## Begin

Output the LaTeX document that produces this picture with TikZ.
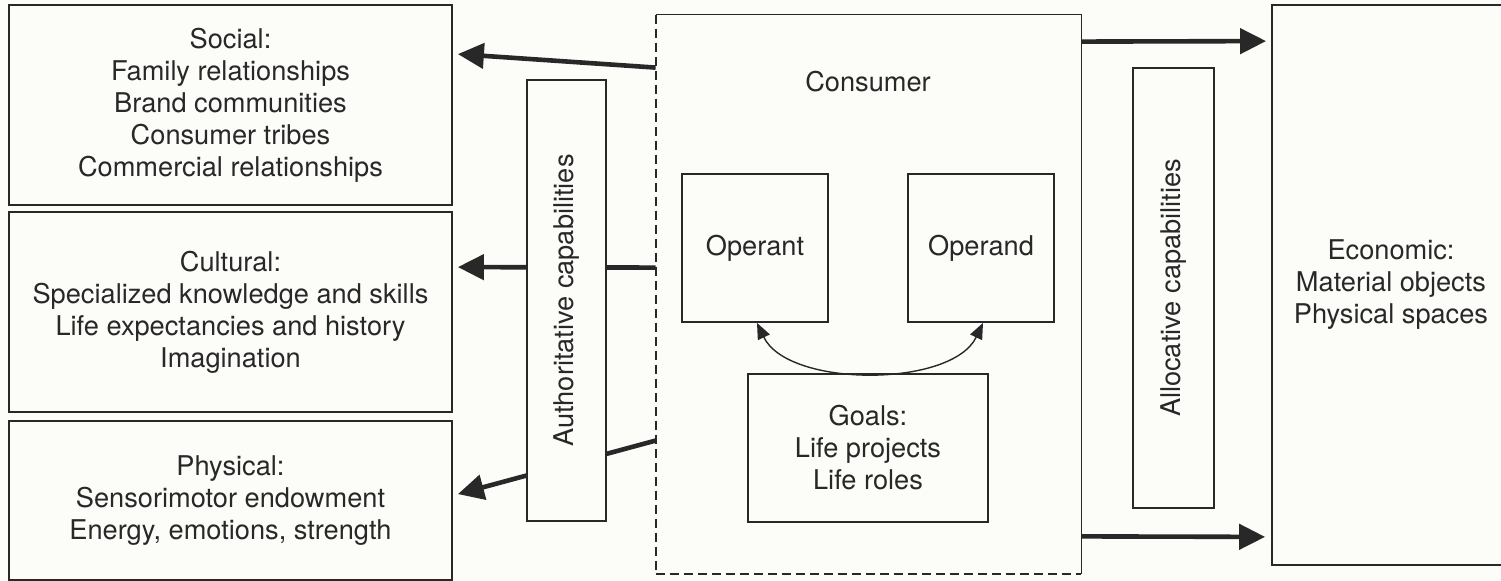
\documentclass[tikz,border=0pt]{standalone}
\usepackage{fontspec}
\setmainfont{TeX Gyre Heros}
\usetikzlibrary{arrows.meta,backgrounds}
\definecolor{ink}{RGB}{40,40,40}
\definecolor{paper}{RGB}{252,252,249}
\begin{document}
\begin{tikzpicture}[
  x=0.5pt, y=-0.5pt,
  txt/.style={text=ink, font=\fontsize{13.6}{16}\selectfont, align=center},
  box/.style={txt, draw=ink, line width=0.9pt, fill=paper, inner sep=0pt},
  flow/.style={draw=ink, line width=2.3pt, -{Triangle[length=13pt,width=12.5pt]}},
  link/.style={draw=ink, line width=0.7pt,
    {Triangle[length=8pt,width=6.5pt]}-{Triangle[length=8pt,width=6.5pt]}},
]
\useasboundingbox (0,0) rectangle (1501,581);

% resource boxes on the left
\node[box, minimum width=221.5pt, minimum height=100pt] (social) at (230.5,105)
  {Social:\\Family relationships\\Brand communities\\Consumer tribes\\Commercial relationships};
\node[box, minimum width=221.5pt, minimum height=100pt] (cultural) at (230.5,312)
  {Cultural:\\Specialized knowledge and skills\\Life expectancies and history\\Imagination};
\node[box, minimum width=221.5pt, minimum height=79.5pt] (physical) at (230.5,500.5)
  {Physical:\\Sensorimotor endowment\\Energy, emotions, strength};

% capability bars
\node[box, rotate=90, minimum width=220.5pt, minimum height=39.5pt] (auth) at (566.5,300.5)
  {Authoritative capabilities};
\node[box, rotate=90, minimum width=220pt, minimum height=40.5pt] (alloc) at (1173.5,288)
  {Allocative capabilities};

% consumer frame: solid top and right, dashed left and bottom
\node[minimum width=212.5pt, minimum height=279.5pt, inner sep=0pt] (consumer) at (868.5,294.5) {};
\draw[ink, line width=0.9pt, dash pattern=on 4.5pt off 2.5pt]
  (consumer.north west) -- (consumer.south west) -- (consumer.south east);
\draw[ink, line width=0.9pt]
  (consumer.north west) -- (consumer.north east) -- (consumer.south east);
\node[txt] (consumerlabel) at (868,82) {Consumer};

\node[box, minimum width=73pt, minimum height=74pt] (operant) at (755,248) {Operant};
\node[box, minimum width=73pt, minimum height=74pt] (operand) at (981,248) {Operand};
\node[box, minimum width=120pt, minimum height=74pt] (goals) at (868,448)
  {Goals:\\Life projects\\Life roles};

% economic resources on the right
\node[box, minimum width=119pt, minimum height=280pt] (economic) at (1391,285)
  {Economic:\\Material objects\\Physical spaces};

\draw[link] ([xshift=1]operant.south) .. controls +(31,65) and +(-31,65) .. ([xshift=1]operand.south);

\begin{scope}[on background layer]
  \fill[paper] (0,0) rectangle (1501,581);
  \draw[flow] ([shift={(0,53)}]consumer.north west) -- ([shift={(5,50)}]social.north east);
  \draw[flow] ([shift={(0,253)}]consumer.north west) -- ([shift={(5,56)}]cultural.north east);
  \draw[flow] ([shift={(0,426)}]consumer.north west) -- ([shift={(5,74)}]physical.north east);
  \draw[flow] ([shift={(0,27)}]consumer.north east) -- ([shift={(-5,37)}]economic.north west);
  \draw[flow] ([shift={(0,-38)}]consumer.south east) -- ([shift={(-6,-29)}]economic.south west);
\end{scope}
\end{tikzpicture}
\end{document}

## End

Task details. Reproduce the material in its entirety and word for word, without the pictures.

Exercise output.
Output the LaTeX document that produces this picture with TikZ.
\documentclass[tikz,border=0pt]{standalone}
\usepackage{fontspec}
\setmainfont{TeX Gyre Heros}
\usetikzlibrary{arrows.meta,backgrounds}
\definecolor{ink}{RGB}{40,40,40}
\definecolor{paper}{RGB}{252,252,249}
\begin{document}
\begin{tikzpicture}[
  x=0.5pt, y=-0.5pt,
  txt/.style={text=ink, font=\fontsize{13.6}{16}\selectfont, align=center},
  box/.style={txt, draw=ink, line width=0.9pt, fill=paper, inner sep=0pt},
  flow/.style={draw=ink, line width=2.3pt, -{Triangle[length=13pt,width=12.5pt]}},
  link/.style={draw=ink, line width=0.7pt,
    {Triangle[length=8pt,width=6.5pt]}-{Triangle[length=8pt,width=6.5pt]}},
]
\useasboundingbox (0,0) rectangle (1501,581);

% resource boxes on the left
\node[box, minimum width=221.5pt, minimum height=100pt] (social) at (230.5,105)
  {Social:\\Family relationships\\Brand communities\\Consumer tribes\\Commercial relationships};
\node[box, minimum width=221.5pt, minimum height=100pt] (cultural) at (230.5,312)
  {Cultural:\\Specialized knowledge and skills\\Life expectancies and history\\Imagination};
\node[box, minimum width=221.5pt, minimum height=79.5pt] (physical) at (230.5,500.5)
  {Physical:\\Sensorimotor endowment\\Energy, emotions, strength};

% capability bars
\node[box, rotate=90, minimum width=220.5pt, minimum height=39.5pt] (auth) at (566.5,300.5)
  {Authoritative capabilities};
\node[box, rotate=90, minimum width=220pt, minimum height=40.5pt] (alloc) at (1173.5,288)
  {Allocative capabilities};

% consumer frame: solid top and right, dashed left and bottom
\node[minimum width=212.5pt, minimum height=279.5pt, inner sep=0pt] (consumer) at (868.5,294.5) {};
\draw[ink, line width=0.9pt, dash pattern=on 4.5pt off 2.5pt]
  (consumer.north west) -- (consumer.south west) -- (consumer.south east);
\draw[ink, line width=0.9pt]
  (consumer.north west) -- (consumer.north east) -- (consumer.south east);
\node[txt] (consumerlabel) at (868,82) {Consumer};

\node[box, minimum width=73pt, minimum height=74pt] (operant) at (755,248) {Operant};
\node[box, minimum width=73pt, minimum height=74pt] (operand) at (981,248) {Operand};
\node[box, minimum width=120pt, minimum height=74pt] (goals) at (868,448)
  {Goals:\\Life projects\\Life roles};

% economic resources on the right
\node[box, minimum width=119pt, minimum height=280pt] (economic) at (1391,285)
  {Economic:\\Material objects\\Physical spaces};

\draw[link] ([xshift=1]operant.south) .. controls +(31,65) and +(-31,65) .. ([xshift=1]operand.south);

\begin{scope}[on background layer]
  \fill[paper] (0,0) rectangle (1501,581);
  \draw[flow] ([shift={(0,53)}]consumer.north west) -- ([shift={(5,50)}]social.north east);
  \draw[flow] ([shift={(0,253)}]consumer.north west) -- ([shift={(5,56)}]cultural.north east);
  \draw[flow] ([shift={(0,426)}]consumer.north west) -- ([shift={(5,74)}]physical.north east);
  \draw[flow] ([shift={(0,27)}]consumer.north east) -- ([shift={(-5,37)}]economic.north west);
  \draw[flow] ([shift={(0,-38)}]consumer.south east) -- ([shift={(-6,-29)}]economic.south west);
\end{scope}
\end{tikzpicture}
\end{document}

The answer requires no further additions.